“Maybe this year we ought to walk through the rooms of our lives…not looking for flaws but looking for potential.”~Ellen Goodman
So many of us seem to have a habit of looking for what’s wrong – what’s wrong with our situation, what’s wrong with our surroundings, what’s wrong with the people we encounter and work with and live with, and what’s wrong with ourselves. We look for flaws, often with the admirable goal of fixing the flaws. But we look for flaws.
The problem, I’ve found, with looking for flaws is that we run the risk of getting caught in the flaws. We look for the mistakes that the people who work for us make, so that we can help them correct their errors and be more successful…but all they seem to notice is that all we seem to notice are their mistakes. And sometimes, all we really are noticing are their mistakes. We notice the imperfections of the world we’re in or the office we work in or the team we’re on or the family we live with, and we get understandably frustrated and disheartened.
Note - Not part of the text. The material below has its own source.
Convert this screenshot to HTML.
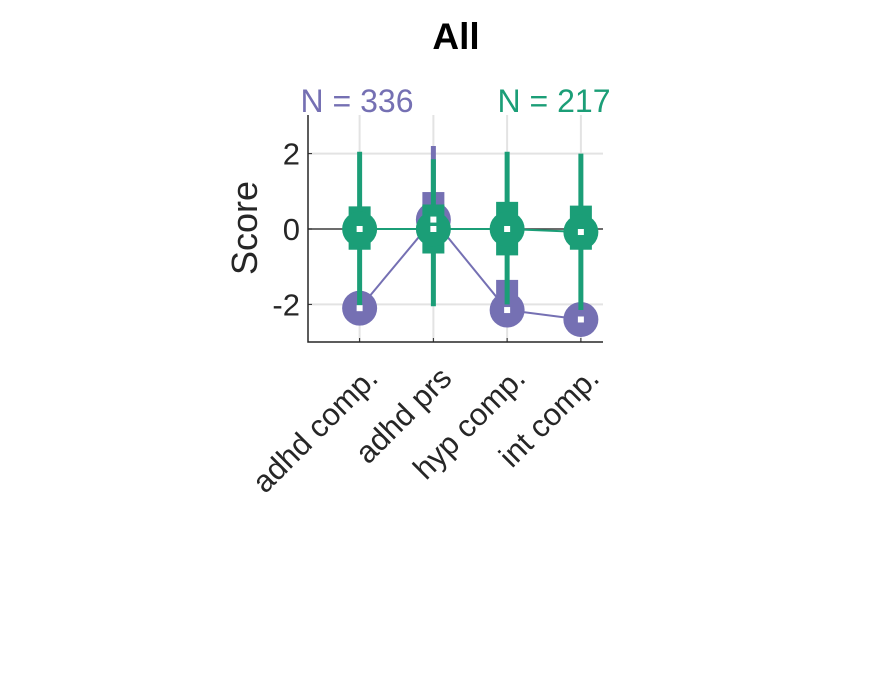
<!DOCTYPE html>
<html><head><meta charset="utf-8"><style>body{margin:0;background:#fff}svg{display:block}text{font-family:"Liberation Sans",sans-serif}</style></head>
<body>
<svg id="chart" width="882" height="688">
<rect width="882" height="688" fill="#fff"/>
<text x="456" y="49" font-size="37" font-weight="bold" text-anchor="middle" fill="#000">All</text>
<text x="357" y="112" font-size="32" text-anchor="middle" fill="#7570b3">N = 336</text>
<text x="554" y="112" font-size="32" text-anchor="middle" fill="#1b9e77">N = 217</text>
<text transform="translate(257,228) rotate(-90)" font-size="36" text-anchor="middle" fill="#262626">Score</text>
<g id="grid"></g><g id="marks"></g><g id="axes"></g>
</svg>
<script>
const categories=["adhd comp.","adhd prs","hyp comp.","int comp."];
const yTicks=[-2,0,2];
const purpleMean=[-2.1,0.25,-2.15,-2.4];
const purpleQ1=[-2.1,0.5,-1.9,-2.4];
const purpleQ3=[-2.1,0.98,-1.35,-2.4];
const purpleLo=[-2.1,0.25,-2.15,-2.4];
const purpleHi=[-2.1,2.2,-2.15,-2.4];
const greenMean=[0,0,0,-0.08];
const greenQ1=[-0.55,-0.65,-0.7,-0.55];
const greenQ3=[0.6,0.65,0.72,0.62];
const greenLo=[-2.07,-2.05,-2.0,-2.15];
const greenHi=[2.05,1.85,2.05,2.0];
const X0=308,X1=603,Y0=115,Y1=342;
const xs=i=>X0+(i+1-0.3)/4*(X1-X0);
const ys=v=>229-v*37.7;
const NS="http://www.w3.org/2000/svg";
function mk(p,t,a){const e=document.createElementNS(NS,t);for(const k in a)e.setAttribute(k,a[k]);p.appendChild(e);return e;}
const grid=document.getElementById('grid'),marks=document.getElementById('marks'),axes=document.getElementById('axes');
categories.forEach((c,i)=>{const g=mk(grid,'line',{x1:xs(i),x2:xs(i),y1:Y0,y2:Y1,stroke:'#e3e3e3','stroke-width':2});
});
yTicks.forEach(v=>{const g=mk(grid,'line',{x1:X0,x2:X1,y1:ys(v),y2:ys(v),stroke:'#e3e3e3','stroke-width':2});
});
const zl=mk(grid,'line',{x1:X0,x2:X1,y1:ys(0),y2:ys(0),stroke:'#444','stroke-width':1.5});

function series(col,mean,q1,q3,lo,hi,name){
  const pts=mean.map((m,i)=>xs(i)+','+ys(m)).join(' ');
  const pl=mk(marks,'polyline',{points:pts,fill:'none',stroke:col,'stroke-width':2});
  
  mean.forEach((m,i)=>{
    const x=xs(i);
    const w=mk(marks,'line',{x1:x,x2:x,y1:ys(hi[i]),y2:ys(lo[i]),stroke:col,'stroke-width':5});
    
    if(q3[i]!==q1[i]){const b=mk(marks,'rect',{x:x-11,y:ys(q3[i]),width:22,height:ys(q1[i])-ys(q3[i]),fill:col});
    }
    const c=mk(marks,'circle',{cx:x,cy:ys(m),r:17.5,fill:col});
    
  });
}
function centers(mean,name){mean.forEach((m,i)=>{const s=mk(marks,'rect',{x:xs(i)-3,y:ys(m)-3,width:6,height:6,fill:'#fff'});
});}
series('#7570b3',purpleMean,purpleQ1,purpleQ3,purpleLo,purpleHi,'purple');
series('#1b9e77',greenMean,greenQ1,greenQ3,greenLo,greenHi,'green');
centers(purpleMean,'purple');centers(greenMean,'green');
const ax=mk(axes,'path',{d:`M${X0},${Y0}V${Y1}H${X1}`,fill:'none',stroke:'#262626','stroke-width':1.5});

yTicks.forEach(v=>{const t=mk(axes,'line',{x1:X0,x2:X0+4,y1:ys(v),y2:ys(v),stroke:'#262626'});

const l=mk(axes,'text',{x:X0-8,y:ys(v)+11,'font-size':31,'text-anchor':'end',fill:'#262626'});l.textContent=v;
});
categories.forEach((c,i)=>{const x=xs(i);const t=mk(axes,'line',{x1:x,x2:x,y1:Y1,y2:Y1-4,stroke:'#262626'});

const l=mk(axes,'text',{transform:`translate(${x+20},${Y1+38}) rotate(-45)`,'font-size':31,'text-anchor':'end',fill:'#262626'});l.textContent=c;
});
</script>
</body></html>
We look for shortcomings in our children – for things they could be better at — so that we can help them overcome them. By doing that, however, we run the risk of missing what they’re really good at. We don’t call it out and celebrate it, and as a result, they may never really know their strengths nor gain confidence based on all the things they do well.
What would life be like if we looked for the potential? If, in noticing what could be improved, we saw it not as a defect, but as an opportunity, or a place of possibility. What if we walked through the rooms of our lives looking for potential – so that we could get excited about it? So that we could move towards it and fulfill our potential, and help others fulfill theirs.
Where and how do you look for potential?